South Africa admits error over 'schizophrenic' Mandela signer
India's President Mukherjee speaks at the podium as a sign language interpreter punches air beside him during a memorial service for late South African President Nelson Mandela in Johannesburg
By Olivia Kumwenda-Mtambo
JOHANNESBURG (Reuters) - A South African sign-language interpreter accused of miming nonsense as world leaders paid tribute to Nelson Mandela defended himself as a "champion" signer on Thursday but said he suffered a schizophrenic episode during the event.
The interpreter, 34-year-old Thamsanqa Jantjie, told Johannesburg's Star newspaper he started hearing voices and hallucinating while on stage, resulting in gestures that made no sense to outraged deaf people around the world.
"There was nothing I could do. I was alone in a very dangerous situation. I tried to control myself and not show the world what was going on. I am very sorry. It's the situation I found myself in," he told the paper.
The government admitted Jantjie was not a professional interpreter but played down security concerns at his sharing the podium with world leaders including U.S. President Barack Obama at the memorial on Tuesday.
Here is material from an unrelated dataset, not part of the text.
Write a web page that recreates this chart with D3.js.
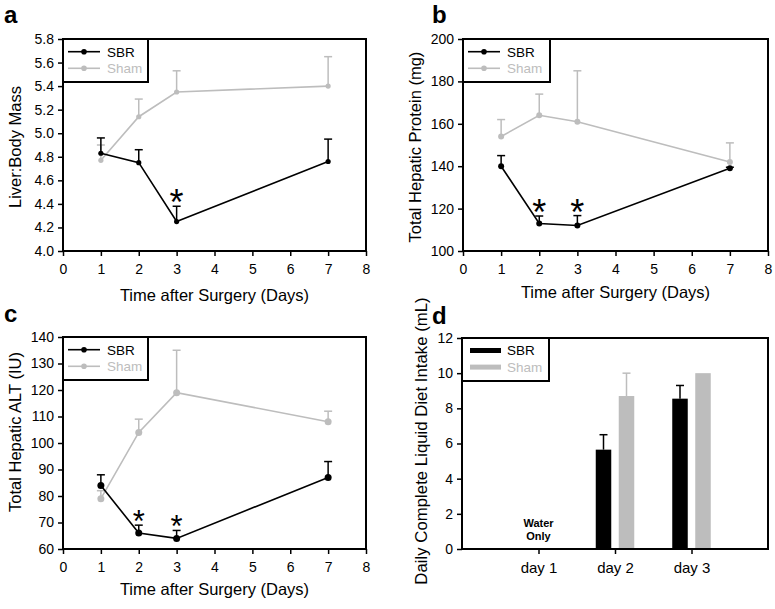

"He was procured. He did not just rock up," Deputy Disabilities Minister Hendrietta Bogopane-Zulu told a news conference. "Did a mistake happen? Yes. He became overwhelmed. He did not use the normal signs. We accept all that."
After the memorial, South Africa's leading deaf association denounced him as a fake, making up gestures to be put into the mouths of Obama and his South African counterpart Jacob Zuma.
Jantjie said he did not know what triggered the attack and said he took medication for his schizophrenia.
At the White House in Washington, a Secret Service spokesman said it was up to the host organizing to handle program items such as stage participants or sign language interpreters.
"For the purposes of this memorial service, this would include vetting them for criminal history and other appropriate records checks," said the spokesman, Brian Leary.
He said security measures agreed upon by the U.S. Secret Service and South African government security officials had been in place during the memorial, where President Barack Obama had delivered an address.
"Secret Service special agents are always in close proximity to the president whether he is overseas or in residence at the White House," said Leary.
Besides the security issues, the controversy has cast a shadow over South Africa's 20-day farewell to its first black president, who died a week ago aged 95.
It also heaps more pressure on Zuma, who is fighting a slew of corruption allegations against him and his administration and who was booed by the crowd on Tuesday.
Footage from two large African National Congress (ANC) events last year shows Jantjie signing on stage next to Zuma, although the ruling party said it had no idea who he was.
In a radio interview, Jantjie said he was happy with his performance at the memorial.
"Absolutely, absolutely. I think that I've been a champion of sign language," he told Johannesburg's Talk Radio 702.
When contacted by Reuters, he said he could not understand why people were complaining now, rather than after other events. "I'm not a failure. I deliver," he said.
The publicity surrounding Jantjie's unconventional gestures - experts said he did not know even basic signs such as "thank you" or "Mandela" - sparked a frenetic hunt for him and his employers.